The SystemT project is an amalgam of two major research themes centered around analytics and search over unstructured content. These two themes are represented by two corresponding sub-projects: SystemT-Information Extraction (SystemT-IE) and SystemT-Programmable Search (SPS).
SystemT-IE: Many enterprises maintain large repositories of unstructured text data, ranging from email and web pages to call-center records and business reports. Unfortunately, this data is of limited use as long as it remains in its unstructured form. Consequently, there has been an increasing interest in enterprise information extraction: building annotators that extract structured information from unstructured enterprise data. Existing information extraction systems have difficulty scaling to enterprise-wide document collections, and building new annotators generally requires specialized expertise and training.
The SystemT-IE project makes information extraction orders of magnitude more scalable and easy to use. Our information extraction system is built around AQL, a declarative rule language with a familiar SQL-like syntax. AQL replaces multiple obscure languages typically used to build annotators. Because AQL is a declarative language, rule developers can focus on what to extract, allowing SystemT-IE's cost-based optimizer to determine the most efficient execution plan for the annotator. SystemT-IE's information extraction engine is currently deployed in many IBM products (Lotus Notes, IBM eDiscovery Analyzer, etc.) and is being used in several ongoing research projects.
Our current research is focused on building a complete tooling framework around SystemT-IE aimed at facilitating the development and maintenance of extraction rules, for both expert and non-expert users. We are interested in the algorithmic aspects, as well as the user experience aspects of the framework.
SPS: SPS is a platform for developing and integrating high quality search into a wide range of enterprise applications. There are two key ideas underlying SPS:
Concept-based search: The main idea of concept-based search is that user query terms are not merely matched against document text but "interpreted" (i.e., associated with a specific meaning) in the context of a search taxonomy. For example, consider the domain of personal email search with an appropriate taxonomy describing the concepts that people often look for in their emails -- persons, phone numbers, addresses, etc. Given such a taxonomy, SPS will interpret the query "linda address" as "find emails that mention person linda's address", as opposed to merely retrieving emails containing the words "linda" and "address". In general, the task of producing all possible such interpretations and narrowing down to the likely ones of interest to the user is non-trivial. The SPS platform comes built-in with sophisticated general-purpose algorithms to perform precisely these tasks.

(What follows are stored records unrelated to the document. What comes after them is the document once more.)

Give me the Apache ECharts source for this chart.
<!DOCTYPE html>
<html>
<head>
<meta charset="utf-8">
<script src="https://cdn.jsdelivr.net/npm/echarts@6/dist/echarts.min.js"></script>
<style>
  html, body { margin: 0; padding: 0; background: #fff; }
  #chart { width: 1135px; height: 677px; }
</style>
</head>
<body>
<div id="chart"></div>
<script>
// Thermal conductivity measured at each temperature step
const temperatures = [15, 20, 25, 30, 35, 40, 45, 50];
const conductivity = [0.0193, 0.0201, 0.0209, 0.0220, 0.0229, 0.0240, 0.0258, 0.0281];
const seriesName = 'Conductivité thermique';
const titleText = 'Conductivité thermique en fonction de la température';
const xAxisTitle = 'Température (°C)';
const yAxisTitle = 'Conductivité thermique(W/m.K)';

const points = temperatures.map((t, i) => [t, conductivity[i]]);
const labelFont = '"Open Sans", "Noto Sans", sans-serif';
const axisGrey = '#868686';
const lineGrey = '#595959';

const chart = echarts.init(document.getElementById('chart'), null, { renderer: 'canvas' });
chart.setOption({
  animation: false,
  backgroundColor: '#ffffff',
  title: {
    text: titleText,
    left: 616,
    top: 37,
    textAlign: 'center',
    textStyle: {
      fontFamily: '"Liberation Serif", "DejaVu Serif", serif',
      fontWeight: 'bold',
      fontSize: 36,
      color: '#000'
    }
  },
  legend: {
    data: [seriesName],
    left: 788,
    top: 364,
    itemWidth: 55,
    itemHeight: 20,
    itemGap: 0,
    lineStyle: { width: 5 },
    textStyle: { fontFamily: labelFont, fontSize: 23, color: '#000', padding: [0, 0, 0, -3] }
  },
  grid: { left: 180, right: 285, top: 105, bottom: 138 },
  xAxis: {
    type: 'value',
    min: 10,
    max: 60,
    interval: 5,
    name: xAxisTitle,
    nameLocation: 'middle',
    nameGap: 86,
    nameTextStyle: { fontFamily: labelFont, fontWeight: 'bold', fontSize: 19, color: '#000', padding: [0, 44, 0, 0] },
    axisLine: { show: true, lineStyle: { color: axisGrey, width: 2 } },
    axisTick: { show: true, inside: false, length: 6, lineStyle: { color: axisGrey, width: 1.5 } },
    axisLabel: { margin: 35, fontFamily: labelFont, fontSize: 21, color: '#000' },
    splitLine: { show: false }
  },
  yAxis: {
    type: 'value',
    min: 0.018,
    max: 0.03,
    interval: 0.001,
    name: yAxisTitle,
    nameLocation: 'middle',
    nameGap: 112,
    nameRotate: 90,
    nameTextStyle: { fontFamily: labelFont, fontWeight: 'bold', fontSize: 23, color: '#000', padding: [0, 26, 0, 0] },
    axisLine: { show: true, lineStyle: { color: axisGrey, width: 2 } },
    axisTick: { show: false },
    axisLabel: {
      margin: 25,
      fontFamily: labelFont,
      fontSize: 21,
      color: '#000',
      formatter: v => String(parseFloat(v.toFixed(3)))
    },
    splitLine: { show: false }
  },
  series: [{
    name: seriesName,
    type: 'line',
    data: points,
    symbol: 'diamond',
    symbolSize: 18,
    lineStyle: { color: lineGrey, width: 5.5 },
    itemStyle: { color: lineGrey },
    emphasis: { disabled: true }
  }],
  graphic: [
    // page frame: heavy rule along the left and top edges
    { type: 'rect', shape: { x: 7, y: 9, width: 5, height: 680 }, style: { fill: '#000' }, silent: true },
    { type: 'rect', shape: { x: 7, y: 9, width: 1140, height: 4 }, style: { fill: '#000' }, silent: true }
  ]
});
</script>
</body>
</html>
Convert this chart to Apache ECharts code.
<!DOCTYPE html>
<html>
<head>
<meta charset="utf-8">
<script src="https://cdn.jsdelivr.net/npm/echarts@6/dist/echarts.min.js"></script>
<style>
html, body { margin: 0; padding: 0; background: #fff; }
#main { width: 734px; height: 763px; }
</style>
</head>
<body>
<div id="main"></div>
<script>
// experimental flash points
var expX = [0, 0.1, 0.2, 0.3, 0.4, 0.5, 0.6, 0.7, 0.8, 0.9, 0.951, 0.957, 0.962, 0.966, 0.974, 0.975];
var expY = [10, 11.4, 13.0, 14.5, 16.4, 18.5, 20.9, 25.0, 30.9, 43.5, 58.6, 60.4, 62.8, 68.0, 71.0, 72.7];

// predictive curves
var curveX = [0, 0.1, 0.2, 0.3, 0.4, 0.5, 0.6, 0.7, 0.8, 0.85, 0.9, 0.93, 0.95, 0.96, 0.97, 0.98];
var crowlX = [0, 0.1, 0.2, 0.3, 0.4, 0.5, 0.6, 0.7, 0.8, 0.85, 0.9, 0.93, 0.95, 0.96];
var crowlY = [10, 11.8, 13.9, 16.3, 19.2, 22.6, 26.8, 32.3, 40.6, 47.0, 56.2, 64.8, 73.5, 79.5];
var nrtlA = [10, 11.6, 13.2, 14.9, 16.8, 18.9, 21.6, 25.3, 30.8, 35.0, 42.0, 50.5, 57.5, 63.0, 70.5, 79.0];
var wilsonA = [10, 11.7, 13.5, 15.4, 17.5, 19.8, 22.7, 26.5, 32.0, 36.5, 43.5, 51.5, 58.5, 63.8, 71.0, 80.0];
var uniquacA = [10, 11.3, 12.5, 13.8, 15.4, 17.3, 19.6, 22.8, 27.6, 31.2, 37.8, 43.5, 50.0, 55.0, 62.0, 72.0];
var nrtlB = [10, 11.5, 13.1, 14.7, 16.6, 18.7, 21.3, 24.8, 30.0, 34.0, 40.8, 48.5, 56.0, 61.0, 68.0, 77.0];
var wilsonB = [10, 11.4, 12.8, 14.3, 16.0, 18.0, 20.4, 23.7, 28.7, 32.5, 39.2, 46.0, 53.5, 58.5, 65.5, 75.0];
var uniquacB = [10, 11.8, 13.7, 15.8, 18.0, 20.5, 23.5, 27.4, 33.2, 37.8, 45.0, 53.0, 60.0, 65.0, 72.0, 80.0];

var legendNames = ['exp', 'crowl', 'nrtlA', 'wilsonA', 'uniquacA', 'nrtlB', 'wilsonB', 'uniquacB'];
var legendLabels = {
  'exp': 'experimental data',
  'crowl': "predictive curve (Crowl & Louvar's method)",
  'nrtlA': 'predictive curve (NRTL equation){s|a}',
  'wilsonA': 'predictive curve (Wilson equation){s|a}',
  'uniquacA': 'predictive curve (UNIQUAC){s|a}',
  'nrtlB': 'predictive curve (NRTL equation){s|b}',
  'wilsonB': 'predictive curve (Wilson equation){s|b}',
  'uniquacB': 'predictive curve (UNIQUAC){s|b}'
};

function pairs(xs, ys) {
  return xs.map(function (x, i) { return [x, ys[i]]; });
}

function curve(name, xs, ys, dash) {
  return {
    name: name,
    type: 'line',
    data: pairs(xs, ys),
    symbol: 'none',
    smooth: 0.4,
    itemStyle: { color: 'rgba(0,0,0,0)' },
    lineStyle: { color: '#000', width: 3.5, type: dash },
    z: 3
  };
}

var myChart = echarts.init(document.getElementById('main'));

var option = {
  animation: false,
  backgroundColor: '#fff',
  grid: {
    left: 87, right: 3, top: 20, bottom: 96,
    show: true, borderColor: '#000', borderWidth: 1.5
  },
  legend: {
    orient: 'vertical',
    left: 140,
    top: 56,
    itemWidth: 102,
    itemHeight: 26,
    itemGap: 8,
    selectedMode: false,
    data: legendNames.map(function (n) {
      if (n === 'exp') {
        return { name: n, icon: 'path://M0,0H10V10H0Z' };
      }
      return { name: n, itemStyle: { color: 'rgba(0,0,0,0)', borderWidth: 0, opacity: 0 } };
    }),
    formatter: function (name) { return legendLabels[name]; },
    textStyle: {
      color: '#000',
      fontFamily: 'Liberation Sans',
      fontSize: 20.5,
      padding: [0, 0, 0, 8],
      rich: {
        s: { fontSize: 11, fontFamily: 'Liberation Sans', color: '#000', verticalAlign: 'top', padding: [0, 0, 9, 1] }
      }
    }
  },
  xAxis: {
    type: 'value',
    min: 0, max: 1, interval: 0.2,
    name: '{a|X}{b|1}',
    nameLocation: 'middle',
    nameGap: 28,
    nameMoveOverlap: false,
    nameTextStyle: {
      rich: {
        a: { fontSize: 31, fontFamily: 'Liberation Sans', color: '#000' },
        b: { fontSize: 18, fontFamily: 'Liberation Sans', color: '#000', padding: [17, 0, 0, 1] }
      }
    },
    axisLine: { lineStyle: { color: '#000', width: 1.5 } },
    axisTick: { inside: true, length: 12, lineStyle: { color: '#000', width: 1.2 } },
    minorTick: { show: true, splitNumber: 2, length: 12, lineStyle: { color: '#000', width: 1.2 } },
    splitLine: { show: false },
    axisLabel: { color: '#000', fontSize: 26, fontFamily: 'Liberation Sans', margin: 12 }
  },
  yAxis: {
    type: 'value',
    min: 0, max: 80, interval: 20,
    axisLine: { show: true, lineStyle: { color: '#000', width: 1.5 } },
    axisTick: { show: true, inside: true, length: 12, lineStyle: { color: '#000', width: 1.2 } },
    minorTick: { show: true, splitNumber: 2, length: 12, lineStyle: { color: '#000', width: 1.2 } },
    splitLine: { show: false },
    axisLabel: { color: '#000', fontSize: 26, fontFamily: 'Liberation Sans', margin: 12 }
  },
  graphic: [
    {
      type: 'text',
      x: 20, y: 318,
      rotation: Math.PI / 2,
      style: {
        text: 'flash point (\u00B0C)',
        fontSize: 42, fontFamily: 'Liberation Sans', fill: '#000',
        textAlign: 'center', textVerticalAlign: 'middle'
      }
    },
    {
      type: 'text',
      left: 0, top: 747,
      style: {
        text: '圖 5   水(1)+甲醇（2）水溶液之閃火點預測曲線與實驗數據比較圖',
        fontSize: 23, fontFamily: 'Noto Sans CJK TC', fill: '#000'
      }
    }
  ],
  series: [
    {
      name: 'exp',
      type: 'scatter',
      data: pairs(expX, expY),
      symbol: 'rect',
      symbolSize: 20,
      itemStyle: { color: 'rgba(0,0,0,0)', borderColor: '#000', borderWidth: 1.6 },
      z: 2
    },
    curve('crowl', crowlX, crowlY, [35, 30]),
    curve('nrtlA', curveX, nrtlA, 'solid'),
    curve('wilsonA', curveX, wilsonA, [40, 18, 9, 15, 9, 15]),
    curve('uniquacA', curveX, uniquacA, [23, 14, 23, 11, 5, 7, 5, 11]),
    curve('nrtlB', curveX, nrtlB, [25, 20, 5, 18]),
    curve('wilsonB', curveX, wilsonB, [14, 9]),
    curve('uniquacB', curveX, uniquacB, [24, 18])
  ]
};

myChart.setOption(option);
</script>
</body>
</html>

Rule-driven: Unlike classical approaches to search that depend on complex weights and hard-to-unravel ranking functions to achieve search quality, SPS adopts a fully transparent rule-driven approach. Every steps of the search process -- from tokenization and parsing, to index term generation, interpretation, and ranking -- is controlled by rules with well-defined semantics. This ensures that searches that are configured to work in a certain way continue to reliably produce the expected results even as underlying data collections and their statistics change. In addition, the rule-driven approach enables application developers and domain experts (e.g., a search administrator) to easily configure and customize SPS components to a specification application or deployment scenario. Most importantly, often such customization can be accomplished without writing a single line of code or tweaking ranking function parameters.